One of my favorite authors of erotic literature is a close friend of mine, currently writing as T. Baggins. T. writes M/M erotic romance, brilliantly. Whether writing a grim tale of prison love, in Protection, a modern day Coming Out/Cinderella story in Something Different, or a sometimes funny, sometimes poignant love story which manages to discuss politics, coming out, and death, and in a realistic and sometimes amusing way, called “Fifteen Shades of Gay (For Pay)”. T’s work is heavy on character, sparkling at conversation, and is erotic to boot. If your mind is open, or you already know you enjoy M/M stories, read T.’s work. I highly recommend it.
Recommended to me by T. was Beg (Los Angeles Nights) by C. D. Reiss, and I was grateful for the recommendation. I liked the fact that Monica, the first person narrator of this novella, refuses to put her work aside for romance. Again, there’s story AND passion. Great fun.
An author new to me, Ruby Red is a name to watch. Although Fill Me Up (Hollywood Pearls, #1) is a short story, it creates fully realized characters, and hot erotic action. The adventures of Lillie Kensington will continue, and I’d recommend them.

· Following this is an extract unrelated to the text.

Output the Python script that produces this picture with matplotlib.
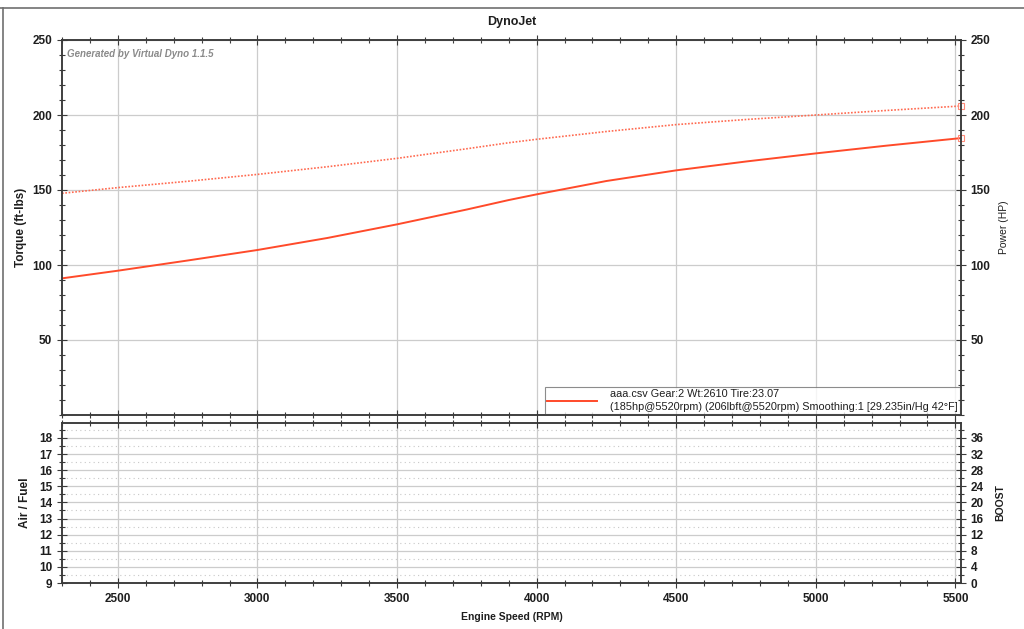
import matplotlib
matplotlib.use("Agg")
import matplotlib.pyplot as plt
from matplotlib.ticker import MultipleLocator, FixedLocator
from matplotlib.lines import Line2D

plt.rcParams['font.family'] = ['Liberation Sans', 'DejaVu Sans']

# ---- data ----
rpm = [2300, 2500, 2750, 3000, 3250, 3500, 3750, 3900, 4000, 4250, 4500, 4750, 5000, 5250, 5520]
power_hp = [91.1, 96.2, 103.0, 110.0, 118.0, 127.1, 137.0, 143.3, 147.1, 156.0, 163.1, 169.0, 174.4, 179.5, 184.6]
torque_ftlb = [147.8, 151.6, 155.8, 160.4, 165.5, 171.1, 177.5, 181.5, 183.8, 189.0, 193.6, 197.0, 200.0, 203.0, 206.0]
x_ticks = [2500, 3000, 3500, 4000, 4500, 5000, 5500]
top_yticks = [50, 100, 150, 200, 250]
afr_ticks = [9, 10, 11, 12, 13, 14, 15, 16, 17, 18]
boost_ticks = [0, 4, 8, 12, 16, 20, 24, 28, 32, 36]
legend_label = ("aaa.csv Gear:2 Wt:2610 Tire:23.07\n"
                "(185hp@5520rpm) (206lbft@5520rpm) Smoothing:1 [29.235in/Hg 42\u00b0F]")

RED = '#ff4a2a'
SPINE = '#3a3a3a'
GRID = '#cccccc'
TXT = '#1e1e1e'

fig = plt.figure(figsize=(10.24, 6.29), dpi=100)

L, R = 62/1024, 961/1024
ax = fig.add_axes([L, 1-415/629, R-L, (415-40)/629])
axb = fig.add_axes([L, 1-583/629, R-L, (583-423)/629])

# frame lines of the image
fig.add_artist(Line2D([0, 1], [1-8/629, 1-8/629], color='#707070', lw=1.2))
fig.add_artist(Line2D([3/1024, 3/1024], [0, 1-8/629], color='#707070', lw=1.2))

fig.text(0.5, 1-22/629, "DynoJet", ha='center', va='center', fontsize=9, fontweight='bold', color=TXT)

def style(a):
    for s in a.spines.values():
        s.set_color(SPINE)
        s.set_linewidth(1.1)
    a.tick_params(which='both', direction='inout', colors=SPINE, labelcolor=TXT,
                  labelsize=8.5, width=0.8, top=True)
    a.tick_params(which='major', length=7)
    a.tick_params(which='minor', length=4)
    for lab in a.get_xticklabels() + a.get_yticklabels():
        lab.set_fontweight('bold')

# ---- top axes ----
ax.set_xlim(2300, 5520)
ax.set_ylim(0, 250)
ax.xaxis.set_major_locator(FixedLocator(x_ticks))
ax.xaxis.set_minor_locator(MultipleLocator(100))
ax.yaxis.set_major_locator(FixedLocator(top_yticks))
ax.yaxis.set_minor_locator(MultipleLocator(10))
ax.set_xticklabels([])
ax.grid(True, which='major', color=GRID, lw=0.9)
ax.set_axisbelow(True)

ax.plot(rpm, power_hp, color=RED, lw=1.4, solid_capstyle='round')
ax.plot(rpm, torque_ftlb, color='#ff6a50', lw=1.2, linestyle=(0, (1, 1)))
ax.plot([rpm[-1]], [power_hp[-1]], marker='s', ms=5, mfc='none', mec='#ff8a78', mew=0.8, clip_on=False)
ax.plot([rpm[-1]], [torque_ftlb[-1]], marker='s', ms=5, mfc='none', mec='#ff8a78', mew=0.8, clip_on=False)

ax.set_ylabel("Torque (ft-lbs)", fontsize=8.5, fontweight='bold', color=TXT, labelpad=4)
style(ax)

ax.text(0.006, 0.975, "Generated by Virtual Dyno 1.1.5", transform=ax.transAxes,
        fontsize=7, fontstyle='italic', fontweight='bold', color='#8a8a8a', va='top', ha='left')

leg = ax.legend([Line2D([0], [0], color=RED, lw=1.4)], [legend_label], loc='lower right',
                bbox_to_anchor=(1.0, 0.0), borderaxespad=0.1, fontsize=7.8, frameon=True,
                fancybox=False, handlelength=4.6, handletextpad=1.2, borderpad=0.2,
                labelspacing=0.2)
leg.get_frame().set_edgecolor('#707070')
leg.get_frame().set_linewidth(0.8)
for t in leg.get_texts():
    t.set_color(TXT)
    t.set_linespacing(1.3)

axr = ax.twinx()
axr.set_ylim(0, 250)
axr.yaxis.set_major_locator(FixedLocator(top_yticks))
axr.yaxis.set_minor_locator(MultipleLocator(10))
axr.set_ylabel("Power (HP)", fontsize=7.5, color=TXT, labelpad=6)
style(axr)

# ---- bottom axes ----
axb.set_xlim(2300, 5520)
axb.set_ylim(9, 18.93)
axb.xaxis.set_major_locator(FixedLocator(x_ticks))
axb.xaxis.set_minor_locator(MultipleLocator(100))
axb.yaxis.set_major_locator(FixedLocator(afr_ticks))
axb.yaxis.set_minor_locator(MultipleLocator(0.5))
axb.grid(True, which='major', color=GRID, lw=0.9)
axb.grid(True, which='minor', axis='y', color='#c8c8c8', lw=0.8, linestyle=(0, (1, 3)))
axb.set_axisbelow(True)
axb.set_ylabel("Air / Fuel", fontsize=8.5, fontweight='bold', color=TXT, labelpad=6)
axb.set_xlabel("Engine Speed (RPM)", fontsize=7.5, fontweight='bold', color=TXT, labelpad=5)
style(axb)

axbr = axb.twinx()
axbr.set_ylim(0, 39.72)
axbr.yaxis.set_major_locator(FixedLocator(boost_ticks))
axbr.yaxis.set_minor_locator(MultipleLocator(2))
axbr.set_ylabel("BOOST", fontsize=7.5, fontweight='bold', color=TXT, labelpad=8)
style(axbr)

fig.savefig("out.png", dpi=100)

Now, the one that I think misses, and why. I will admit I didn’t finish it, for exactly the flaws I’ll detail. Love The Sinner, by Avril Ashton, had an intriguing concept, of a cop and a criminal drawn to each other against all reason and taboo. My issue was simple. Lust at first sight is perfectly possible, but love at first sight? Don’t stretch my credulity too much. When you add in the fact that these men are from opposite sides of the law, I need a little more to believe that they’ll fall in love instead of just in bed. This one jumped ahead too fast. I couldn’t get my disbelief off the ground.
Erotica is exactly as valid as other forms of expression. An author owes the reader honesty, even while spinning talks. Honesty can be found in every genre, and creates enjoyable reading!